Aucune exigence légale n’impose de vérifier le respect de l’obligation de transparence financière au regard des deux derniers exercices clos de l’organisation syndicale. Seul le dernier exercice clos précédant l’année au cours de laquelle a été exercée la prérogative syndicale en cause compte.
La transparence financière est l’un des critères que doit satisfaire un syndicat pour être représentatif. Elle se traduit par l’obligation de tenir des comptes annuels qui doivent être justifiés, arrêtés par un organe chargé de la direction, approuvés, et publiés (art. L. 2135-1 et suivants du code du travail). Les conditions liées à la tenue de ces comptes varient selon les ressources du syndicat. Ainsi, les syndicats dont les ressources sont inférieures à 2 000€ à la clôture d’un exercice doivent tenir un livre mentionnant chronologiquement le montant et l’origine des ressources et des dépenses, ainsi que les références au pièces justificatives (art. D. 2135-4). Cela implique-t-il que ces exigences soient respectées, sous peine de ne pas satisfaire le critère de transparence financière, pour tous les exercices clos ? Ou seulement pour l’exercice clos précédant la prérogative syndicale ? C’est la question à laquelle répond la Cour de cassation dans cet arrêt.
La transparence financière ne doit être évaluée que sur le dernier exercice clos
Dans cette affaire, le syndicat Rassemblement syndical RATP (RS-RATP) a, le 1er avril 2019, notifié à la RATP la désignation d’un représentant de section syndicale (RSS) au sein de l’un de ses établissements. Cependant, considérant que le syndicat RS-RATP ne remplissait pas le critère de transparence financière, la RATP demande l’annulation de cette désignation. Rappelons en effet que la Cour de cassation considère, depuis un arrêt du 22 février 2017 (lire notre article), que tout syndicat doit, pour pouvoir exercer des prérogatives dans l’entreprise, satisfaire au critère de transparence financière. Cet arrêt était en outre rendu à l’occasion de la désignation d’un RSS.

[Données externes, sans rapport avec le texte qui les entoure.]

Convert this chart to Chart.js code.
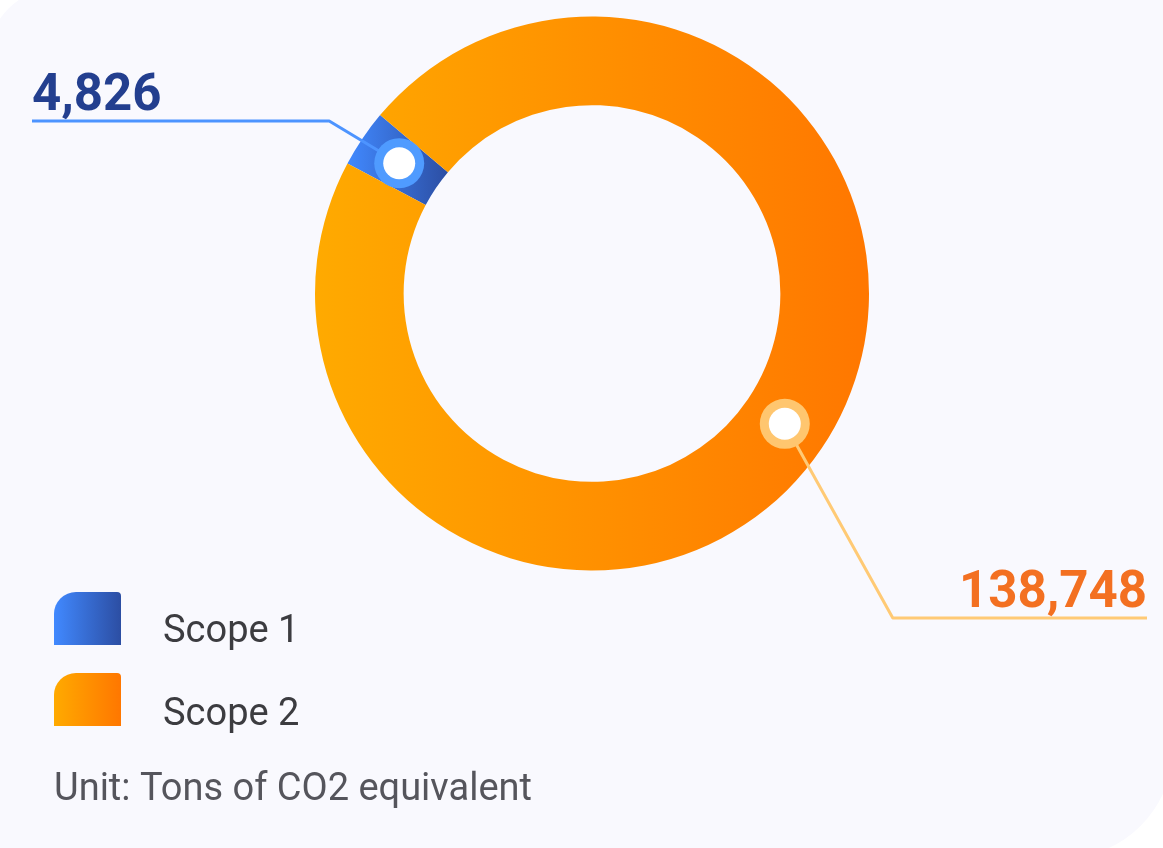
<!DOCTYPE html>
<html>
<head>
  <meta charset="UTF-8">
  <title>Scope 1 / Scope 2 emissions</title>
  <script src="https://cdn.jsdelivr.net/npm/chart.js"></script>
  <style>
    html, body { margin: 0; padding: 0; background: #ffffff; overflow: hidden; }
    body { width: 1163px; height: 848px; position: relative; font-family: Roboto, sans-serif; }
    #card {
      position: absolute; left: -12px; top: -12px; width: 1185px; height: 870px;
      background: #f9f9fe;
      border-radius: 70px 0 110px 0;
    }
    #chart { position: absolute; left: 0; top: 0; }
  </style>
</head>
<body>
  <div id="card"></div>
  <canvas id="chart" width="1163" height="848"></canvas>

  <script>
    // data
    const categories = ['Scope 1', 'Scope 2'];
    const emissions = [4826, 138748];
    const unitNote = 'Unit: Tons of CO2 equivalent';

    // styles
    const gradients = [['#4189ff', '#2c4ea3'], ['#ffaa00', '#ff7700']];
    const ringColors = ['#4f9bff', '#ffc66f'];
    const lineColors = ['#4d94ff', '#ffca75'];
    const labelColors = ['#233f8f', '#f37021'];
    // elbow x offset from marker, y of the horizontal rule, outer end of rule
    const callouts = [
      { dx: -70, lineY: 121, endX: 32, align: 'left' },
      { dx: 108, lineY: 618, endX: 1147, align: 'right' }
    ];
    const legendBox = { x: 54, y: 592, w: 67, h: 53, gap: 81, textX: 163, textGap: 83 };

    const rotationDeg = -62;

    function arcSpan(i) {
      const total = emissions.reduce((a, b) => a + b, 0);
      let start = (rotationDeg - 90) * Math.PI / 180;
      for (let k = 0; k < i; k++) start += 2 * Math.PI * emissions[k] / total;
      return [start, start + 2 * Math.PI * emissions[i] / total];
    }

    function segmentFill(context) {
      const chart = context.chart;
      const area = chart.chartArea;
      const i = context.dataIndex;
      if (!area) return gradients[i][0];
      const cx = (area.left + area.right) / 2;
      const cy = (area.top + area.bottom) / 2;
      const outer = Math.min(area.right - area.left, area.bottom - area.top) / 2;
      let x0 = cx - outer, x1 = cx + outer;
      if (emissions[i] / emissions.reduce((a, b) => a + b, 0) < 0.25) {
        const [a0, a1] = arcSpan(i);
        const inner = outer * 0.68;
        const xs = [];
        [a0, a1, (a0 + a1) / 2].forEach(a => {
          xs.push(cx + Math.cos(a) * outer, cx + Math.cos(a) * inner);
        });
        x0 = Math.min(...xs); x1 = Math.max(...xs);
      }
      const g = chart.ctx.createLinearGradient(x0, 0, x1, 0);
      g.addColorStop(0, gradients[i][0]);
      g.addColorStop(1, gradients[i][1]);
      return g;
    }

    const calloutPlugin = {
      id: 'callouts',
      afterDatasetsDraw(chart) {
        const ctx = chart.ctx;
        const arcs = chart.getDatasetMeta(0).data;
        arcs.forEach((arc, i) => {
          const p = arc.getCenterPoint();
          const c = callouts[i];
          const elbowX = p.x + c.dx;
          ctx.save();
          ctx.strokeStyle = lineColors[i];
          ctx.lineWidth = 3;
          ctx.lineJoin = 'round';
          ctx.beginPath();
          ctx.moveTo(p.x, p.y);
          ctx.lineTo(elbowX, c.lineY);
          ctx.lineTo(c.endX, c.lineY);
          ctx.stroke();

          ctx.fillStyle = ringColors[i];
          ctx.beginPath();
          ctx.arc(p.x, p.y, 25, 0, Math.PI * 2);
          ctx.fill();
          ctx.fillStyle = '#ffffff';
          ctx.beginPath();
          ctx.arc(p.x, p.y, 16, 0, Math.PI * 2);
          ctx.fill();

          ctx.fillStyle = labelColors[i];
          ctx.font = 'bold 51px Roboto';
          ctx.textAlign = c.align;
          ctx.textBaseline = 'alphabetic';
          ctx.fillText(emissions[i].toLocaleString('en-US'), c.endX, c.lineY - 11);
          ctx.restore();
        });

        // legend
        categories.forEach((name, i) => {
          const b = legendBox;
          const y = b.y + i * b.gap;
          const r1 = 22, r2 = 4;
          const g = ctx.createLinearGradient(b.x, 0, b.x + b.w, 0);
          g.addColorStop(0, gradients[i][0]);
          g.addColorStop(1, gradients[i][1]);
          ctx.save();
          ctx.fillStyle = g;
          ctx.beginPath();
          ctx.moveTo(b.x, y + b.h);
          ctx.lineTo(b.x, y + r1);
          ctx.arcTo(b.x, y, b.x + r1, y, r1);
          ctx.lineTo(b.x + b.w - r2, y);
          ctx.arcTo(b.x + b.w, y, b.x + b.w, y + r2, r2);
          ctx.lineTo(b.x + b.w, y + b.h);
          ctx.closePath();
          ctx.fill();
          ctx.fillStyle = '#3c3c40';
          ctx.font = '38px Roboto';
          ctx.textBaseline = 'alphabetic';
          ctx.fillText(name, b.textX, b.y + 50 + i * b.textGap);
          ctx.restore();
        });

        ctx.save();
        ctx.fillStyle = '#55555c';
        ctx.font = '38px Roboto';
        ctx.textBaseline = 'alphabetic';
        ctx.fillText(unitNote, legendBox.x, 800);
        ctx.restore();
      }
    };

    new Chart(document.getElementById('chart').getContext('2d'), {
      type: 'doughnut',
      data: {
        labels: categories,
        datasets: [{
          data: emissions,
          backgroundColor: segmentFill,
          borderWidth: 0,
          hoverOffset: 0
        }]
      },
      options: {
        responsive: false,
        animation: false,
        devicePixelRatio: 1,
        events: [],
        cutout: '68%',
        rotation: rotationDeg,
        layout: { padding: { left: 315, right: 294, top: 16, bottom: 277 } },
        plugins: {
          legend: { display: false },
          tooltip: { enabled: false }
        }
      },
      plugins: [calloutPlugin]
    });
  </script>
</body>
</html>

La RATP soutient notamment que les comptes des années 2014 à 2017 publiés par le syndicat comportent des irrégularités. Celles-ci, estime l’entreprise, sont de nature à remettre en cause la transparence financière du syndicat, exigée pour la validité de la désignation d’un RSS.
La Cour de cassation ne retient pas cette argumentation. Elle estime qu’aucune exigence légale n’impose de vérifier le respect de l’obligation de transparence financière au regard des deux derniers exercices clos de l’organisation syndicale. Autrement dit, la transparence financière ne doit être évaluée que sur le dernier exercice clos. Ainsi, la désignation litigieuse étant intervenue en avril 2019, seul l’exercice de l’année 2018 devait être étudié. Les irrégularités tenant aux comptes des années précédentes ne pouvaient donc être prises en compte pour établir si le syndicat respectait, ou non, le critère de transparence financière lorsqu’il a désigné son RSS.
La transparence financière est respectée même si les comptes sont seulement « en cours » d’approbation et de publication
Concernant les comptes de l’année 2018, la RATP soutient que, bien que le syndicat ait produit une attestation d’un cabinet comptable certifiant de la régularité et de la sincérité des comptes, ces comptes n’étaient ni publiés, ni approuvés à la date de la désignation contestée.
Mais la Cour de cassation, une nouvelle fois, balaye cet argument. Elle relève que les comptes de l’année 2018 devaient être soumis pour approbation à l’assemblée générale devant se tenir en juin 2019. Puisque les formalités d’approbation et de publicité des comptes étaient en cours d’établissement, elle juge que le critère de transparence financière était bien satisfait lors de la désignation du salarié en qualité de RSS.
Notons pour finir que, dans un arrêt du 13 juin 2019 (lire notre article), la Cour de cassation avait jugé que lorsque les comptes du syndicat n’ont pas été approuvés par l’organe statutaire compétent, le critère de transparence financière n’était pas satisfait. Ce nouvel arrêt du 10 février 2021 semble donc apporter de la souplesse, dans le cas où l’approbation des comptes serait effectivement prévue peu de temps après la prérogative syndicale en cause.